AIM OF THE TASK: In your copy, leave out the pictures; write out all the data exactly.

MATERIAL PROVIDED:
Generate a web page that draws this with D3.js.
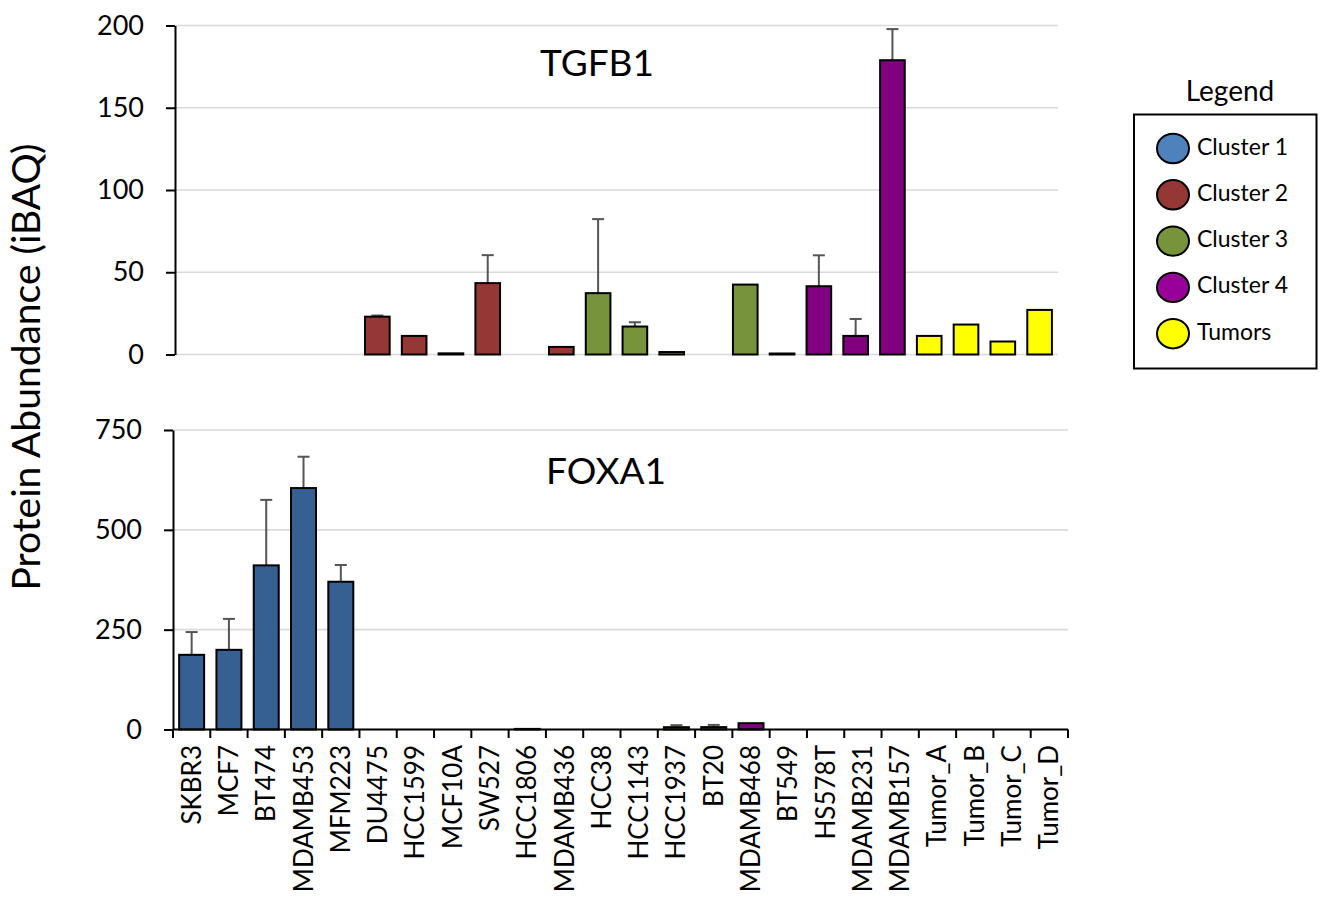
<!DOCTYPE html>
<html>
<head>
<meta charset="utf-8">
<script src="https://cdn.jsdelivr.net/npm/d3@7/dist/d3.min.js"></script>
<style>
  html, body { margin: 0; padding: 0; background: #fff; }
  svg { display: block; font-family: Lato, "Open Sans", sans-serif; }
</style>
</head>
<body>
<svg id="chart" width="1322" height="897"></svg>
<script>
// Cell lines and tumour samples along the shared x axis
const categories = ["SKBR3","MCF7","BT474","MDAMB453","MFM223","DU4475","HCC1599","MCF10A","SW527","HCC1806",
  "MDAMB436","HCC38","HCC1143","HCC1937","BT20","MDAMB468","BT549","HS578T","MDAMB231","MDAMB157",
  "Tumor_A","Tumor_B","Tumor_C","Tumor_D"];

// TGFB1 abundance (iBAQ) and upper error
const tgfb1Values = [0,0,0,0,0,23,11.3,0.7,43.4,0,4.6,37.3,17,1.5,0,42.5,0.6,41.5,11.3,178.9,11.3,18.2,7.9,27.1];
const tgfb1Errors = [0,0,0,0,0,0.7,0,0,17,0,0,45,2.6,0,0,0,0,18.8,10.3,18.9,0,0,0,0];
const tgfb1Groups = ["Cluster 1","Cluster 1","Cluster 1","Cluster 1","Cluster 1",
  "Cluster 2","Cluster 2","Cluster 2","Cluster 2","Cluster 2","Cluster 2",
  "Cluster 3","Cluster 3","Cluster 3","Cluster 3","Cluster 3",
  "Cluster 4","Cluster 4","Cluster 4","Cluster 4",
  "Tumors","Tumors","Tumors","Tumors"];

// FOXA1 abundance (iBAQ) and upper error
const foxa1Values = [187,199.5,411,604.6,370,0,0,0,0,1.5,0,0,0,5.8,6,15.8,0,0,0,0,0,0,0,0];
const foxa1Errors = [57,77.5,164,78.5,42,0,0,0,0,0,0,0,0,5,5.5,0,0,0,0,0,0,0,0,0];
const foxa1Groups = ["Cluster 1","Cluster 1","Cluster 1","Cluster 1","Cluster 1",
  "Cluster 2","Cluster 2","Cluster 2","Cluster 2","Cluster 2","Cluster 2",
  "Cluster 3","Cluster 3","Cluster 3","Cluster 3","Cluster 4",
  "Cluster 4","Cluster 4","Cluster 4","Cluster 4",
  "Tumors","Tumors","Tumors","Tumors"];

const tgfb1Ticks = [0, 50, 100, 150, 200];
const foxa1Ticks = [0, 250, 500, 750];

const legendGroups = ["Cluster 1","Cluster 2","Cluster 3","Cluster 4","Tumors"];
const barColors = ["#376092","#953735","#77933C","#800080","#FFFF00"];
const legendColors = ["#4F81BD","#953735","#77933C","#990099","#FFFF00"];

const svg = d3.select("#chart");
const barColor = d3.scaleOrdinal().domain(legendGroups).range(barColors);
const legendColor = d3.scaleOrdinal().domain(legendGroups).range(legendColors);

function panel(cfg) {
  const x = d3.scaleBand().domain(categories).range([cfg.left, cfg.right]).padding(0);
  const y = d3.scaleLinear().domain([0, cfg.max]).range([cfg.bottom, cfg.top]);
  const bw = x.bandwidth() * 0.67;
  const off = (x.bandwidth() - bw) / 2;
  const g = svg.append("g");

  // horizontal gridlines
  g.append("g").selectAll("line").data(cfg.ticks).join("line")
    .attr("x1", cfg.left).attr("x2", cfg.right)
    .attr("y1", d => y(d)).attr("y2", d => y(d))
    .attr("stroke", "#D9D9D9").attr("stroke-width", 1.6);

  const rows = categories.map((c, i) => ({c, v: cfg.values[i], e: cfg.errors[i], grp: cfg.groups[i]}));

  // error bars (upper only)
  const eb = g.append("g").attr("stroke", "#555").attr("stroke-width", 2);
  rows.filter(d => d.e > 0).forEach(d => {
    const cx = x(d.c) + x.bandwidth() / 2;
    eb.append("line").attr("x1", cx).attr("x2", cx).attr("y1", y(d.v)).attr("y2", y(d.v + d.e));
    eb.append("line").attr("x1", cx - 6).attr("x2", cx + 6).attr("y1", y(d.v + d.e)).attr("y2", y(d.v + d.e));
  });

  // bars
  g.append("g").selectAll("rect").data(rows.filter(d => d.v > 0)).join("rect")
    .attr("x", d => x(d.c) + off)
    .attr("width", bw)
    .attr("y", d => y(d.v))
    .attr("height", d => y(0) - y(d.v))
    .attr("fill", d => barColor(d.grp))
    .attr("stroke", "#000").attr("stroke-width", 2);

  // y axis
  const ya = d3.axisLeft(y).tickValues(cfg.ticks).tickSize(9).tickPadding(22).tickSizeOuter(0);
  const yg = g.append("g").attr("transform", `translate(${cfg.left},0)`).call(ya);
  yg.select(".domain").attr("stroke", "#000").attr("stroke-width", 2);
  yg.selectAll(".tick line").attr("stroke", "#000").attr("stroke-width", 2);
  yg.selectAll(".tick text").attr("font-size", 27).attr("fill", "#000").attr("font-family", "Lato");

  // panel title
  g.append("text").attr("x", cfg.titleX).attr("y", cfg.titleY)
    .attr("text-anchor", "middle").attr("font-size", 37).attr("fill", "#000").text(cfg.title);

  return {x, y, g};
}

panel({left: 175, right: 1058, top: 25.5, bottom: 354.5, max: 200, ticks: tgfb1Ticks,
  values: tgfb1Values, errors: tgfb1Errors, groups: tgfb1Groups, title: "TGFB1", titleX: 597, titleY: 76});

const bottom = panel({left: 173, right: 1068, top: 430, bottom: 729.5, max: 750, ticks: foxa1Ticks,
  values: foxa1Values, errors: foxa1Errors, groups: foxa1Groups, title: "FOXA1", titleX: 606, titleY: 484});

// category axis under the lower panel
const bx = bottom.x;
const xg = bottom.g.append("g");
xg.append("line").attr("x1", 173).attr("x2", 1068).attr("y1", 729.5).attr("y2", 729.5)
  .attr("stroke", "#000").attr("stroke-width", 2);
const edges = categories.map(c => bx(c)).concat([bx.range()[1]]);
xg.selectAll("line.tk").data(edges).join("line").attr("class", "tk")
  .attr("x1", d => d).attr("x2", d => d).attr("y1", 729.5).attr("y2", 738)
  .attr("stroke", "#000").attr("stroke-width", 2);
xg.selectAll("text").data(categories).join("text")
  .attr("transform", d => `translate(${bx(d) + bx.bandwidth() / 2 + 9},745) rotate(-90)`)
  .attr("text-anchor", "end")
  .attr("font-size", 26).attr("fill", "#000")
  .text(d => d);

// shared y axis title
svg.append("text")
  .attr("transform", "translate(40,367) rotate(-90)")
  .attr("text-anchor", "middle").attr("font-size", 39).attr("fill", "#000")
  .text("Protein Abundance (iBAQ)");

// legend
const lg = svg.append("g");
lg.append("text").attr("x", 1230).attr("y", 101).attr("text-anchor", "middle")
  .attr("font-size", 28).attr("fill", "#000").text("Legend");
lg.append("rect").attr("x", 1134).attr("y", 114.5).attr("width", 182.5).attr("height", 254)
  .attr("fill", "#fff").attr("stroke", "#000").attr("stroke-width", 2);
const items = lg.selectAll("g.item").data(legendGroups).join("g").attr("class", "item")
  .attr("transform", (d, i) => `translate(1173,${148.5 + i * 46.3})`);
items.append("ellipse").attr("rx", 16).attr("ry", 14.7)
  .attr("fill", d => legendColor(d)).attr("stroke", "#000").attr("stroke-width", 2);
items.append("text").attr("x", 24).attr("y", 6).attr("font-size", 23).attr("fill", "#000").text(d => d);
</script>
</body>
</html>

SOLUTION TO THIS EXERCISE:
Generate a web page that draws this with D3.js.
<!DOCTYPE html>
<html>
<head>
<meta charset="utf-8">
<script src="https://cdn.jsdelivr.net/npm/d3@7/dist/d3.min.js"></script>
<style>
  html, body { margin: 0; padding: 0; background: #fff; }
  svg { display: block; font-family: Lato, "Open Sans", sans-serif; }
</style>
</head>
<body>
<svg id="chart" width="1322" height="897"></svg>
<script>
// Cell lines and tumour samples along the shared x axis
const categories = ["SKBR3","MCF7","BT474","MDAMB453","MFM223","DU4475","HCC1599","MCF10A","SW527","HCC1806",
  "MDAMB436","HCC38","HCC1143","HCC1937","BT20","MDAMB468","BT549","HS578T","MDAMB231","MDAMB157",
  "Tumor_A","Tumor_B","Tumor_C","Tumor_D"];

// TGFB1 abundance (iBAQ) and upper error
const tgfb1Values = [0,0,0,0,0,23,11.3,0.7,43.4,0,4.6,37.3,17,1.5,0,42.5,0.6,41.5,11.3,178.9,11.3,18.2,7.9,27.1];
const tgfb1Errors = [0,0,0,0,0,0.7,0,0,17,0,0,45,2.6,0,0,0,0,18.8,10.3,18.9,0,0,0,0];
const tgfb1Groups = ["Cluster 1","Cluster 1","Cluster 1","Cluster 1","Cluster 1",
  "Cluster 2","Cluster 2","Cluster 2","Cluster 2","Cluster 2","Cluster 2",
  "Cluster 3","Cluster 3","Cluster 3","Cluster 3","Cluster 3",
  "Cluster 4","Cluster 4","Cluster 4","Cluster 4",
  "Tumors","Tumors","Tumors","Tumors"];

// FOXA1 abundance (iBAQ) and upper error
const foxa1Values = [187,199.5,411,604.6,370,0,0,0,0,1.5,0,0,0,5.8,6,15.8,0,0,0,0,0,0,0,0];
const foxa1Errors = [57,77.5,164,78.5,42,0,0,0,0,0,0,0,0,5,5.5,0,0,0,0,0,0,0,0,0];
const foxa1Groups = ["Cluster 1","Cluster 1","Cluster 1","Cluster 1","Cluster 1",
  "Cluster 2","Cluster 2","Cluster 2","Cluster 2","Cluster 2","Cluster 2",
  "Cluster 3","Cluster 3","Cluster 3","Cluster 3","Cluster 4",
  "Cluster 4","Cluster 4","Cluster 4","Cluster 4",
  "Tumors","Tumors","Tumors","Tumors"];

const tgfb1Ticks = [0, 50, 100, 150, 200];
const foxa1Ticks = [0, 250, 500, 750];

const legendGroups = ["Cluster 1","Cluster 2","Cluster 3","Cluster 4","Tumors"];
const barColors = ["#376092","#953735","#77933C","#800080","#FFFF00"];
const legendColors = ["#4F81BD","#953735","#77933C","#990099","#FFFF00"];

const svg = d3.select("#chart");
const barColor = d3.scaleOrdinal().domain(legendGroups).range(barColors);
const legendColor = d3.scaleOrdinal().domain(legendGroups).range(legendColors);

function panel(cfg) {
  const x = d3.scaleBand().domain(categories).range([cfg.left, cfg.right]).padding(0);
  const y = d3.scaleLinear().domain([0, cfg.max]).range([cfg.bottom, cfg.top]);
  const bw = x.bandwidth() * 0.67;
  const off = (x.bandwidth() - bw) / 2;
  const g = svg.append("g");

  // horizontal gridlines
  g.append("g").selectAll("line").data(cfg.ticks).join("line")
    .attr("x1", cfg.left).attr("x2", cfg.right)
    .attr("y1", d => y(d)).attr("y2", d => y(d))
    .attr("stroke", "#D9D9D9").attr("stroke-width", 1.6);

  const rows = categories.map((c, i) => ({c, v: cfg.values[i], e: cfg.errors[i], grp: cfg.groups[i]}));

  // error bars (upper only)
  const eb = g.append("g").attr("stroke", "#555").attr("stroke-width", 2);
  rows.filter(d => d.e > 0).forEach(d => {
    const cx = x(d.c) + x.bandwidth() / 2;
    eb.append("line").attr("x1", cx).attr("x2", cx).attr("y1", y(d.v)).attr("y2", y(d.v + d.e));
    eb.append("line").attr("x1", cx - 6).attr("x2", cx + 6).attr("y1", y(d.v + d.e)).attr("y2", y(d.v + d.e));
  });

  // bars
  g.append("g").selectAll("rect").data(rows.filter(d => d.v > 0)).join("rect")
    .attr("x", d => x(d.c) + off)
    .attr("width", bw)
    .attr("y", d => y(d.v))
    .attr("height", d => y(0) - y(d.v))
    .attr("fill", d => barColor(d.grp))
    .attr("stroke", "#000").attr("stroke-width", 2);

  // y axis
  const ya = d3.axisLeft(y).tickValues(cfg.ticks).tickSize(9).tickPadding(22).tickSizeOuter(0);
  const yg = g.append("g").attr("transform", `translate(${cfg.left},0)`).call(ya);
  yg.select(".domain").attr("stroke", "#000").attr("stroke-width", 2);
  yg.selectAll(".tick line").attr("stroke", "#000").attr("stroke-width", 2);
  yg.selectAll(".tick text").attr("font-size", 27).attr("fill", "#000").attr("font-family", "Lato");

  // panel title
  g.append("text").attr("x", cfg.titleX).attr("y", cfg.titleY)
    .attr("text-anchor", "middle").attr("font-size", 37).attr("fill", "#000").text(cfg.title);

  return {x, y, g};
}

panel({left: 175, right: 1058, top: 25.5, bottom: 354.5, max: 200, ticks: tgfb1Ticks,
  values: tgfb1Values, errors: tgfb1Errors, groups: tgfb1Groups, title: "TGFB1", titleX: 597, titleY: 76});

const bottom = panel({left: 173, right: 1068, top: 430, bottom: 729.5, max: 750, ticks: foxa1Ticks,
  values: foxa1Values, errors: foxa1Errors, groups: foxa1Groups, title: "FOXA1", titleX: 606, titleY: 484});

// category axis under the lower panel
const bx = bottom.x;
const xg = bottom.g.append("g");
xg.append("line").attr("x1", 173).attr("x2", 1068).attr("y1", 729.5).attr("y2", 729.5)
  .attr("stroke", "#000").attr("stroke-width", 2);
const edges = categories.map(c => bx(c)).concat([bx.range()[1]]);
xg.selectAll("line.tk").data(edges).join("line").attr("class", "tk")
  .attr("x1", d => d).attr("x2", d => d).attr("y1", 729.5).attr("y2", 738)
  .attr("stroke", "#000").attr("stroke-width", 2);
xg.selectAll("text").data(categories).join("text")
  .attr("transform", d => `translate(${bx(d) + bx.bandwidth() / 2 + 9},745) rotate(-90)`)
  .attr("text-anchor", "end")
  .attr("font-size", 26).attr("fill", "#000")
  .text(d => d);

// shared y axis title
svg.append("text")
  .attr("transform", "translate(40,367) rotate(-90)")
  .attr("text-anchor", "middle").attr("font-size", 39).attr("fill", "#000")
  .text("Protein Abundance (iBAQ)");

// legend
const lg = svg.append("g");
lg.append("text").attr("x", 1230).attr("y", 101).attr("text-anchor", "middle")
  .attr("font-size", 28).attr("fill", "#000").text("Legend");
lg.append("rect").attr("x", 1134).attr("y", 114.5).attr("width", 182.5).attr("height", 254)
  .attr("fill", "#fff").attr("stroke", "#000").attr("stroke-width", 2);
const items = lg.selectAll("g.item").data(legendGroups).join("g").attr("class", "item")
  .attr("transform", (d, i) => `translate(1173,${148.5 + i * 46.3})`);
items.append("ellipse").attr("rx", 16).attr("ry", 14.7)
  .attr("fill", d => legendColor(d)).attr("stroke", "#000").attr("stroke-width", 2);
items.append("text").attr("x", 24).attr("y", 6).attr("font-size", 23).attr("fill", "#000").text(d => d);
</script>
</body>
</html>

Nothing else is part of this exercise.